A Scottish Farmer Saw a Puma-Sized Black Cat Cross the Road in the Cairngorms. He’s Seen It Twice Before.

Last Friday evening, April 18, 2026, farmer John Kirk and his wife were driving into Grantown-on-Spey in the Scottish Highlands when a very large black cat crossed the road in front of their car near a cemetery and an old petrol station. Kirk described it as approximately puma-sized. When he posted about the encounter on Facebook, he said he was surprised by the number of people who came forward to say they had seen the same animal. This was not Kirk’s first encounter with such a creature: he has seen a large black cat in the same area twice previously, including once at Boat of Garten, a village roughly four miles south of Grantown. The sighting was reported to the Strathspey Herald and to Coast to Coast AM, and was logged by the Unexplained Mysteries news team on April 20, 2026, with sixteen comments already filed.

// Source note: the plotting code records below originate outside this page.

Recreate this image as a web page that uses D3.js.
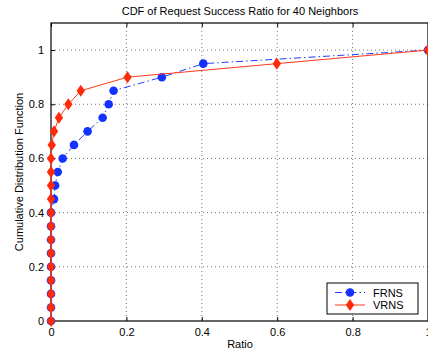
<!DOCTYPE html>
<html>
<head>
<meta charset="utf-8">
<script src="https://cdn.jsdelivr.net/npm/d3@7"></script>
<style>
  body { margin: 0; background: #fff; }
  svg { display: block; font-family: "Liberation Sans", Arial, sans-serif; }
</style>
</head>
<body>
<svg id="chart" width="428" height="352"></svg>
<script>
// data
const frnsX = [0, 0, 0, 0, 0, 0, 0, 0, 0, 0.008, 0.011, 0.018, 0.031, 0.061, 0.097, 0.137, 0.153, 0.166, 0.294, 0.404, 1.0];
const frnsY = [0, 0.05, 0.1, 0.15, 0.2, 0.25, 0.3, 0.35, 0.4, 0.45, 0.5, 0.55, 0.6, 0.65, 0.7, 0.75, 0.8, 0.85, 0.9, 0.95, 1.0];
const vrnsX = [0, 0, 0, 0, 0, 0, 0, 0, 0, 0, 0, 0, 0, 0.002, 0.008, 0.021, 0.046, 0.079, 0.203, 0.599, 1.0];
const vrnsY = [0, 0.05, 0.1, 0.15, 0.2, 0.25, 0.3, 0.35, 0.4, 0.45, 0.5, 0.55, 0.6, 0.65, 0.7, 0.75, 0.8, 0.85, 0.9, 0.95, 1.0];
const xTicks = [0, 0.2, 0.4, 0.6, 0.8, 1];
const yTicks = [0, 0.2, 0.4, 0.6, 0.8, 1];

const svg = d3.select("#chart");
const pLeft = 51, pRight = 428, pTop = 23, pBottom = 321;

const x = d3.scaleLinear().domain([0, 1]).range([pLeft, pRight]);
const y = d3.scaleLinear().domain([0, 1.1]).range([pBottom, pTop]);

// grid
const grid = svg.append("g")
  .attr("stroke", "#555")
  .attr("stroke-width", 0.8)
  .attr("stroke-dasharray", "1,3");
grid.selectAll(".gx").data(xTicks.filter(d => d > 0 && d < 1)).enter()
  .append("line")
  .attr("x1", d => x(d)).attr("x2", d => x(d))
  .attr("y1", pTop).attr("y2", pBottom);
grid.selectAll(".gy").data(yTicks.filter(d => d > 0)).enter()
  .append("line")
  .attr("y1", d => y(d)).attr("y2", d => y(d))
  .attr("x1", pLeft).attr("x2", pRight);

// axes, ticks inward like matlab
svg.append("g")
  .attr("transform", `translate(0,${pBottom})`)
  .call(d3.axisBottom(x).tickValues(xTicks).tickSize(-4).tickPadding(7).tickFormat(d3.format("")))
  .call(g => g.select(".domain").remove());
svg.append("g")
  .attr("transform", `translate(0,${pTop})`)
  .call(d3.axisTop(x).tickValues(xTicks).tickSize(-4).tickFormat(""))
  .call(g => g.select(".domain").remove());
svg.append("g")
  .attr("transform", `translate(${pLeft},0)`)
  .call(d3.axisLeft(y).tickValues(yTicks).tickSize(-4).tickPadding(7).tickFormat(d3.format("")))
  .call(g => g.select(".domain").remove());

svg.selectAll(".tick text").attr("font-size", 11).attr("fill", "#000")
  .attr("font-family", "Liberation Sans, Arial, sans-serif");
svg.selectAll(".tick line").attr("stroke", "#000");

svg.append("rect")
  .attr("x", pLeft).attr("y", pTop)
  .attr("width", pRight - pLeft).attr("height", pBottom - pTop)
  .attr("fill", "none").attr("stroke", "#000").attr("stroke-width", 1.2);

// series
const line = d3.line().x(d => x(d[0])).y(d => y(d[1]));
const frns = frnsX.map((v, i) => [v, frnsY[i]]);
const vrns = vrnsX.map((v, i) => [v, vrnsY[i]]);

svg.append("path").datum(frns)
  .attr("d", line).attr("fill", "none")
  .attr("stroke", "#1f3cff").attr("stroke-width", 1)
  .attr("stroke-dasharray", "7,3,1.5,3");
svg.append("g").selectAll("circle").data(frns).enter()
  .append("circle")
  .attr("cx", d => x(d[0])).attr("cy", d => y(d[1]))
  .attr("r", 4.3).attr("fill", "#1432ff");

svg.append("path").datum(vrns)
  .attr("d", line).attr("fill", "none")
  .attr("stroke", "#ff3a1a").attr("stroke-width", 1);
const diamond = d3.symbol().type(d3.symbolDiamond2).size(70);
svg.append("g").selectAll("path").data(vrns).enter()
  .append("path")
  .attr("d", diamond)
  .attr("transform", d => `translate(${x(d[0])},${y(d[1])}) scale(0.8,1.15)`)
  .attr("fill", "#ff2a0a");

// labels
svg.append("text").attr("x", 240).attr("y", 15).attr("text-anchor", "middle")
  .attr("font-size", 11).text("CDF of Request Success Ratio for 40 Neighbors");
svg.append("text").attr("x", 240).attr("y", 348).attr("text-anchor", "middle")
  .attr("font-size", 11).text("Ratio");
svg.append("text")
  .attr("transform", `translate(23,${(pTop + pBottom) / 2}) rotate(-90)`)
  .attr("text-anchor", "middle").attr("font-size", 11)
  .text("Cumulative Distribution Function");

// legend
const lg = svg.append("g").attr("transform", "translate(327,283)");
lg.append("rect").attr("width", 91).attr("height", 31)
  .attr("fill", "#fff").attr("stroke", "#000").attr("stroke-width", 1);
lg.append("line").attr("x1", 8).attr("x2", 38).attr("y1", 9.5).attr("y2", 9.5)
  .attr("stroke", "#1f3cff").attr("stroke-dasharray", "7,3,1.5,3");
lg.append("circle").attr("cx", 23).attr("cy", 9.5).attr("r", 4.3).attr("fill", "#1432ff");
lg.append("text").attr("x", 46).attr("y", 13.5).attr("font-size", 11).text("FRNS");
lg.append("line").attr("x1", 8).attr("x2", 38).attr("y1", 22).attr("y2", 22)
  .attr("stroke", "#ff3a1a");
lg.append("path").attr("d", diamond)
  .attr("transform", "translate(23,22) scale(0.8,1.15)").attr("fill", "#ff2a0a");
lg.append("text").attr("x", 46).attr("y", 26).attr("font-size", 11).text("VRNS");
</script>
</body>
</html>
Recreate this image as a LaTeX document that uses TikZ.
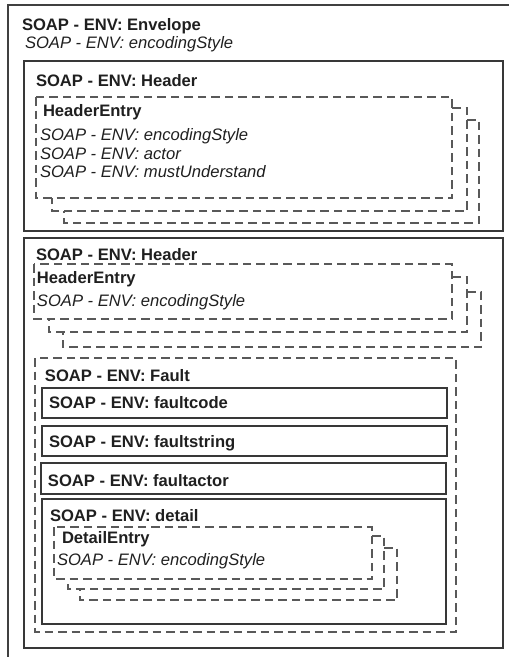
\documentclass[tikz,border=0pt]{standalone}
\usepackage{fontspec}
\setmainfont{Liberation Sans}
\begin{document}
\begin{tikzpicture}[x=1pt,y=-1pt,
  every node/.style={inner sep=0pt,outer sep=0pt,anchor=base west,text=black!88,font=\fontsize{16.6}{20}\selectfont},
  bt/.style={font=\fontsize{16.6}{20}\selectfont\bfseries},
  it/.style={font=\fontsize{16.6}{20}\selectfont\itshape},
  solidbox/.style={draw=black!78,line width=1.1pt},
  dashbox/.style={draw=black!65,line width=1.1pt,dash pattern=on 8.5pt off 5pt}]
\useasboundingbox (0,0) rectangle (509,657);
% envelope
\draw[draw=black!75,line width=1.1pt] (8,657) -- (8,5) -- (509,5);
\node[bt] (env) at (22,30) {SOAP - ENV: Envelope};
\node[it] (envenc) at (25,48) {SOAP - ENV: encodingStyle};
% header 1
\draw[solidbox] (24,61) rectangle (503,231);
\node[bt] (h1) at (36,86) {SOAP - ENV: Header};
\draw[dashbox] (452,108) -- (467,108) -- (467,211) -- (52,211) -- (52,198);
\draw[dashbox] (467,120) -- (479,120) -- (479,223) -- (64,223) -- (64,211);
\draw[dashbox] (36,97) rectangle (452,198);
\node[bt] (he1) at (43,116) {HeaderEntry};
\node[it] (he1a) at (40,140) {SOAP - ENV: encodingStyle};
\node[it] (he1b) at (40,159) {SOAP - ENV: actor};
\node[it] (he1c) at (40,177) {SOAP - ENV: mustUnderstand};
% header 2 (body)
\draw[solidbox] (24,238) rectangle (503,648);
\node[bt] (h2) at (36,260) {SOAP - ENV: Header};
\draw[dashbox] (452,277) -- (467,277) -- (467,332) -- (49,332) -- (49,319);
\draw[dashbox] (467,292) -- (481,292) -- (481,347) -- (63,347) -- (63,332);
\draw[dashbox] (34,264) rectangle (452,319);
\node[bt] (he2) at (37,283) {HeaderEntry};
\node[it] (he2a) at (37,306) {SOAP - ENV: encodingStyle};
% fault
\draw[dashbox] (35,358) rectangle (456,632);
\node[bt] (fault) at (45,381) {SOAP - ENV: Fault};
\draw[solidbox] (42,388) rectangle (447,418);
\node[bt] (fcode) at (49,408) {SOAP - ENV: faultcode};
\draw[solidbox] (42,426) rectangle (447,456);
\node[bt] (fstr) at (49,447) {SOAP - ENV: faultstring};
\draw[solidbox] (41,463) rectangle (446,494);
\node[bt] (fact) at (48,486) {SOAP - ENV: faultactor};
\draw[solidbox] (42,499) rectangle (446,624);
\node[bt] (det) at (50,521) {SOAP - ENV: detail};
\draw[dashbox] (372,536) -- (384,536) -- (384,589) -- (68,589) -- (68,579);
\draw[dashbox] (384,548) -- (397,548) -- (397,600) -- (80,600) -- (80,589);
\draw[dashbox] (54,527) rectangle (372,579);
\node[bt] (de) at (62,543) {DetailEntry};
\node[it] (dea) at (57,565) {SOAP - ENV: encodingStyle};
\end{tikzpicture}
\end{document}
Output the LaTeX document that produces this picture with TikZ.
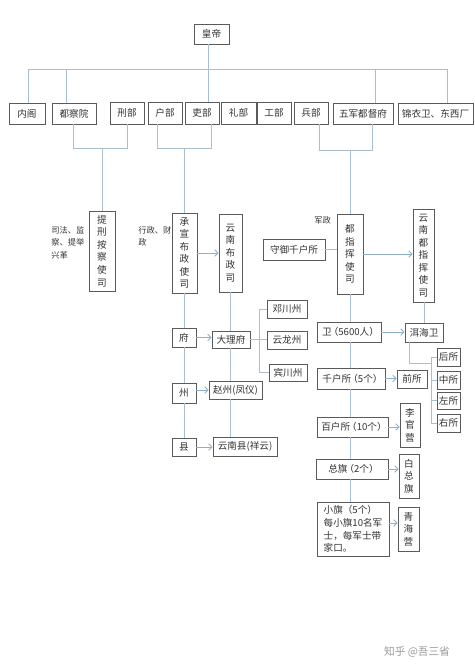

Grantown-on-Spey sits on the northeastern edge of the Cairngorms National Park, the largest national park in the United Kingdom by area, a landscape of ancient Caledonian forest, moorland, and mountain that has produced a remarkable concentration of large cat reports over decades. According to the Scottish Big Cat Mapping Project, more than 1,500 large or unusual cat sightings have been recorded in and around the Cairngorms, spanning reported species from wildcats and lynx to pumas and leopards.

The Cairngorms have a particular complication that makes these sightings harder to dismiss as pure misidentification: the area is home to genuine large native felines. Eighteen Scottish wildcats — a critically endangered subspecies of the European wildcat, declared functionally extinct in Britain in 2019 before a captive breeding and reintroduction program was launched — have been released into the park over the past three years by the Saving Wildcats project, operated by the Royal Zoological Society of Scotland. The wildcats are being introduced precisely because a viable breeding population was thought to have collapsed. If they are present, large felids of genuine wildcat scale are now moving through the Cairngorms in small numbers.

But Kirk’s description does not fit a wildcat. The Scottish wildcat (Felis silvestris grampia) is a heavily built animal by domestic cat standards, but it tops out at roughly ten to fourteen pounds and a length of around two feet. A puma — the comparison Kirk reached for unprompted — typically weighs between 80 and 200 pounds, measures between five and eight feet from nose to tail, and can leap distances exceeding thirty feet. Kirk said the animal was “about puma size.”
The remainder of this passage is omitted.